Everyone likes to seize on the ejaculate–Ewww, that’s not exactly what I meant to say!

Everyone likes to mention Doyle’s use of “ejaculate” to mean “say something forcefully,” but it wasn’t really a commonplace usage. I just glanced over the first few chapters of Hound of the Baskervilles, noting the speech tags. They are almost entirely “he said,” “Holmes said,” or “I said.” Every once in awhile you get an “asked” rather than “said,” but nothing more fancy than that. Doyle, like most other good writers, mostly just used “said” for his speech tags. Indeed, the only thing that made it stand out as somewhat “old-fashioned” is that Doyle would often use “said he” rather than the more expected “he said.”

What I think made these normally invisible phrases stand out for the OP is the way that “every line of dialogue…gets obsessively tagged.” I can certainly see where that might get old, and call attention to itself.

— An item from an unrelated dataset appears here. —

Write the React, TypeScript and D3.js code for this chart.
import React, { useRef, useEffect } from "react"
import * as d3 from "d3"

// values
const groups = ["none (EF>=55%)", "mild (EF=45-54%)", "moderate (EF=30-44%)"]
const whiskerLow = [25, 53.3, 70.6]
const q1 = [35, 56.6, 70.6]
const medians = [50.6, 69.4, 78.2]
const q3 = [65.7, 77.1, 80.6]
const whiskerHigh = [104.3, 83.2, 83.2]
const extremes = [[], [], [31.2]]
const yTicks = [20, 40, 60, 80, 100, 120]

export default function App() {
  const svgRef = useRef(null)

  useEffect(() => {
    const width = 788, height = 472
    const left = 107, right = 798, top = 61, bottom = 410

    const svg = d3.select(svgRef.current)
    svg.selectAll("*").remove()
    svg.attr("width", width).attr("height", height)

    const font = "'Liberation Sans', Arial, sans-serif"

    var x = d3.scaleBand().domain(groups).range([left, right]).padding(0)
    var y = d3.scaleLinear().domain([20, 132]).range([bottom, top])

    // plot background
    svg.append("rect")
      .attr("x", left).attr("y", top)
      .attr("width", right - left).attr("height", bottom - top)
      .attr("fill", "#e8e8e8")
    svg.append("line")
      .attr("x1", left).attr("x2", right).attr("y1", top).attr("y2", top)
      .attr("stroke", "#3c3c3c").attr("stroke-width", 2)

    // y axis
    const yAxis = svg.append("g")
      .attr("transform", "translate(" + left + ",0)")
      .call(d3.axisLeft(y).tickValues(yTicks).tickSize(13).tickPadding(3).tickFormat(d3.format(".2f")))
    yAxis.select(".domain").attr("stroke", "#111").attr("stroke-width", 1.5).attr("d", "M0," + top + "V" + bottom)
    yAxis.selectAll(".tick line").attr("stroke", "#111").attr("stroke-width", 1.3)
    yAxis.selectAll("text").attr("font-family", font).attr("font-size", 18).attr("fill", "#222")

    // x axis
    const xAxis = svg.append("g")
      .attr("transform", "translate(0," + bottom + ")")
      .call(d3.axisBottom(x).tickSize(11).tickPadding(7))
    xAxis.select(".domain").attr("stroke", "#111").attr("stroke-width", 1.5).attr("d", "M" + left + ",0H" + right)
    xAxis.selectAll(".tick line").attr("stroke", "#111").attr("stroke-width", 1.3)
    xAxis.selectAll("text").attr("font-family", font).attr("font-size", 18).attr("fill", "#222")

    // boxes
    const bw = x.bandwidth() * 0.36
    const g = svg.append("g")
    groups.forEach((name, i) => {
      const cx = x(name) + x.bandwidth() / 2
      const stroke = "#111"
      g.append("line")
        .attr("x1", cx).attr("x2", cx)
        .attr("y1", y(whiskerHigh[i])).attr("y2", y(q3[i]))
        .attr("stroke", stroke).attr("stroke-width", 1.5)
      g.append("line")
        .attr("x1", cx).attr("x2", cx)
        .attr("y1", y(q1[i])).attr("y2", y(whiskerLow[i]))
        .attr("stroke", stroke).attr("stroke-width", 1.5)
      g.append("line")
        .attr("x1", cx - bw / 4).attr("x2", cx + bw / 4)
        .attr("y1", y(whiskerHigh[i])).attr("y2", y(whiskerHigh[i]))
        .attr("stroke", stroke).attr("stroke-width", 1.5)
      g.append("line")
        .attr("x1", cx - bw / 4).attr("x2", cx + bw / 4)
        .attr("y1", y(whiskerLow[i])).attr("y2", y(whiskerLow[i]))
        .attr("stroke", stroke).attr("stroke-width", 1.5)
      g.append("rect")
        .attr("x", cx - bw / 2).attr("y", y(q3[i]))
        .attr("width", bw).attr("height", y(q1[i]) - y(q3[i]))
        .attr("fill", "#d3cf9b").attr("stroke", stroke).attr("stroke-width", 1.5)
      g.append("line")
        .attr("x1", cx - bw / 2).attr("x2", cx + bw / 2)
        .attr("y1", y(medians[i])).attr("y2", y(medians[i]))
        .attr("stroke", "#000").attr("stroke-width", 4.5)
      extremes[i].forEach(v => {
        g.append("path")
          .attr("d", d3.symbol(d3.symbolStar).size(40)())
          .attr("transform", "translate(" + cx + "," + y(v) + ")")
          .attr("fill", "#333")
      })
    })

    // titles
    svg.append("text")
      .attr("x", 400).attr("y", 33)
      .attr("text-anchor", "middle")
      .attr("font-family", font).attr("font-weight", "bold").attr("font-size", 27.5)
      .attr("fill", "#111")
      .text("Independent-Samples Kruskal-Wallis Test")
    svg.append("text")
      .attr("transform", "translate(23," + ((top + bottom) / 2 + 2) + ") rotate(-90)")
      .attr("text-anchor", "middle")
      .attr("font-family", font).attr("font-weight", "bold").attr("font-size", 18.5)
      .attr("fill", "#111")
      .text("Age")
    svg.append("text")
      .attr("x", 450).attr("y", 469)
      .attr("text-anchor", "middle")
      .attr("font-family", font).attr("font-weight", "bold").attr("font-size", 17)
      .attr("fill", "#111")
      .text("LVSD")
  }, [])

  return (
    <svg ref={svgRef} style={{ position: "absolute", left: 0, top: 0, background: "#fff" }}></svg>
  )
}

Going back to Hound of the Baskervilles, Doyle tags his dialogue only occasionally. There are long passages of conversation between Holmes and Watson in which neither speaker is explicitly identified. Doyle relies on context and what’s being said to make it obvious which character is saying what. This sort of thing is much more common, even in older works, and makes the conversation flow much more easily.

If the OP is not using hyperbole, and every speaker is tagged after every line of dialogue, I can see how that would get annoying in a hurry. I haven’t read much in the way of westerns, but I wouldn’t call that a particular style so much as I would clumsy writing.